Let's kick-off to process and analysis the data with Python.

In [None]:
import dateutil
import warnings

import matplotlib.pyplot as plt
import numpy as np
import pandas as pd

from datetime import datetime

import nilmtk as ntk
import util as ut

## Define constant and global variable

In [None]:
plt.rcParams['figure.figsize'] = [15, 10]
RAW_FILENAME = "../Dataset/ukdale.h5"

START_TS ='2013-08-01 00:00:00'
END_TS='2013-08-31 23:59:59'

## Initial NILMTK with loading data for House/Building 1

In [None]:
# Create object for ukdale
ukdale = ntk.DataSet(RAW_FILENAME)

# Set the duration of data to be extract
ukdale.set_window(start=START_TS,end=END_TS)

# Create object for house data
house_data = ukdale.buildings[1].elec

In [None]:
house_data.mains()

In [None]:
house_data.mains().power_series_all_data().plot.line()

# Using NILMTK APIs to perform statistical analysis

This is to see the proportion of energy main and submeter in house/building 1

In [None]:
house_data.proportion_of_energy_submetered()

### Get information for the Type of Poware -  Active, apparent and reactive power for 'house_data' object

In [None]:
house_data.available_ac_types('power')

In [None]:
house_data.mains().available_ac_types('power')

In [None]:
house_data.submeters().available_ac_types('power')

###  Execute NILMTK Statistical APIs

In [None]:
# Total Energy returns in 'kWh'

house_data.mains().total_energy() 

In [None]:
# Energy use per submeter

house_data.submeters().energy_per_meter()

***Notes:***

**column headings** are the ElecMeter instance numbers.  You can try to do "**print(house_data)**" or other APIs to further exploration.

The function fraction_per_meter does the same thing as energy_per_submeter but returns the fraction of energy per meter.

### Select meters on the basis of their energy consumption
Let's make a new MeterGroup which only contains the ElecMeters which used more than 10 kWh:

In [None]:
# energy_per_meter is a DataFrame where each row is a 
# power type ('active', 'reactive' or 'apparent').
# All appliance meters in REDD are record 'active' so just select
# the 'active' row:
energy_per_meter = house_data.submeters().energy_per_meter()

energy_per_meter = energy_per_meter.loc['active']
more_than_10 = energy_per_meter[energy_per_meter > 10]
more_than_10

In [None]:
instances = more_than_10.index
instances

## Plot fraction of energy consumption of each appliance

In [None]:
# Remove Null records
fraction = house_data.submeters().fraction_per_meter().dropna()

In [None]:
# Create convenient labels
labels = house_data.get_labels(fraction.index)
plt.figure(figsize=(10,30))
fraction.plot(kind='pie', labels=labels);

### Enhancing Data Visualization

In [None]:
# Sorting the value to descending order
fraction_sorted = fraction.sort_values(ascending=False)
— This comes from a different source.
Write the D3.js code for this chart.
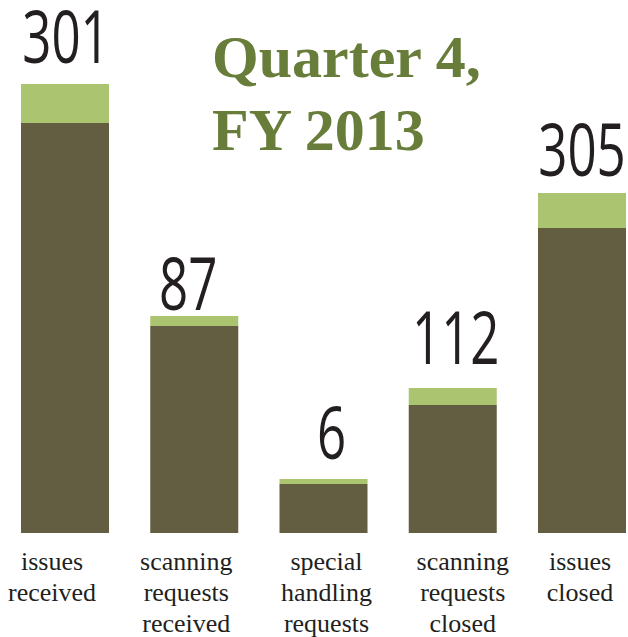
<!DOCTYPE html>
<html>
<head>
<meta charset="utf-8">
<script src="https://cdn.jsdelivr.net/npm/d3@7.9.0/dist/d3.min.js"></script>
<style>
  html, body { margin: 0; padding: 0; background: #fff; }
  svg { display: block; }
  .cat, .cat tspan { font-family: "Liberation Serif", "Times New Roman", serif; }
</style>
</head>
<body>
<div id="chart"></div>
<script>
// chart values
const categories = [
  ['issues', 'received'],
  ['scanning', 'requests', 'received'],
  ['special', 'handling', 'requests'],
  ['scanning', 'requests', 'closed'],
  ['issues', 'closed'],
];
const totals = [301, 87, 6, 112, 305];
// bar segments as drawn (bar heights are not proportional to totals in the original)
const baseSegment = [410, 207, 49, 128, 305];
const topSegment = [39, 10, 5, 17, 35];
const titleLines = ['Quarter 4,', 'FY 2013'];

// small text nudges to follow the original layout
const valueDx = [1, -6, 8, 3, 0];
const valueGap = [21, 6, 20, 24, 17];
const catDx = [-13, -8, 3, 10, -2];

const width = 628;
const height = 637;
const baseline = 533;

const svg = d3.select('#chart')
  .append('svg')
  .attr('width', width)
  .attr('height', height);

const xScale = d3.scaleBand()
  .domain(d3.range(totals.length))
  .range([21, 626])
  .paddingInner(0.319)
  .paddingOuter(0);

const yScale = d3.scaleLinear()
  .domain([0, 449])
  .range([baseline, 84]);

const rows = totals.map((t, i) => ({
  i,
  total: t,
  base: baseSegment[i],
  top: topSegment[i],
  label: categories[i],
}));

// dark lower part
svg.append('g')
  .selectAll('rect')
  .data(rows)
  .join('rect')
  .attr('x', d => xScale(d.i))
  .attr('width', xScale.bandwidth())
  .attr('y', d => yScale(d.base))
  .attr('height', d => yScale(0) - yScale(d.base))
  .attr('fill', '#635e41');

// light cap
svg.append('g')
  .selectAll('rect')
  .data(rows)
  .join('rect')
  .attr('x', d => xScale(d.i))
  .attr('width', xScale.bandwidth())
  .attr('y', d => yScale(d.base + d.top))
  .attr('height', d => yScale(d.base) - yScale(d.base + d.top))
  .attr('fill', '#abc46f');

// big totals (condensed look: squeeze a humanist sans horizontally)
svg.append('g')
  .selectAll('text')
  .data(rows)
  .join('text')
  .attr('transform', d => {
    const x = xScale(d.i) + xScale.bandwidth() / 2 + valueDx[d.i];
    const y = yScale(d.base + d.top) - valueGap[d.i];
    return `translate(${x},${y}) scale(0.7,1)`;
  })
  .attr('text-anchor', 'middle')
  .attr('font-family', '"Open Sans", Roboto, sans-serif')
  .attr('font-weight', 500)
  .attr('font-size', 73)
  .attr('fill', '#231f20')
  .text(d => d.total);

// category labels
const cats = svg.append('g')
  .selectAll('text')
  .data(rows)
  .join('text')
  .attr('class', 'cat')
  .attr('x', d => xScale(d.i) + xScale.bandwidth() / 2 + catDx[d.i])
  .attr('y', 570)
  .attr('text-anchor', 'middle')
  .attr('font-family', '"Liberation Serif", serif')
  .attr('font-size', 26)
  .attr('fill', '#231f20');

cats.selectAll('tspan')
  .data(d => d.label.map(w => ({ w, x: xScale(d.i) + xScale.bandwidth() / 2 + catDx[d.i] })))
  .join('tspan')
  .attr('x', d => d.x)
  .attr('dy', (d, j) => j === 0 ? 0 : 31)
  .text(d => d.w);

// title
svg.append('g')
  .selectAll('text')
  .data(titleLines)
  .join('text')
  .attr('x', 212)
  .attr('y', (d, i) => 77 + i * 73)
  .attr('font-family', '"Liberation Serif", serif')
  .attr('font-weight', 'bold')
  .attr('font-size', 60)
  .attr('fill', '#687d39')
  .text(d => d);
</script>
</body>
</html>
# Create series object for the top 10 appliance
fraction_top = fraction_sorted.head(15)

# Sum up the Other appliance value
others_val = 1 - fraction_top.sum()
fraction_top

# Create Pie Chart

labels = house_data.get_labels(fraction_top.index)
labels.append('Others')

fraction_top['Others'] = others_val
plt.figure(figsize=(10,30))
fraction_top.plot(kind='pie', labels=labels, 
                  title="Top 15 of Appliance Energy Consumption", 
                  autopct='%1.1f%%', label="");

In [None]:
# Create variable to store the 'Others' items
fraction_others = fraction_sorted.iloc[15:]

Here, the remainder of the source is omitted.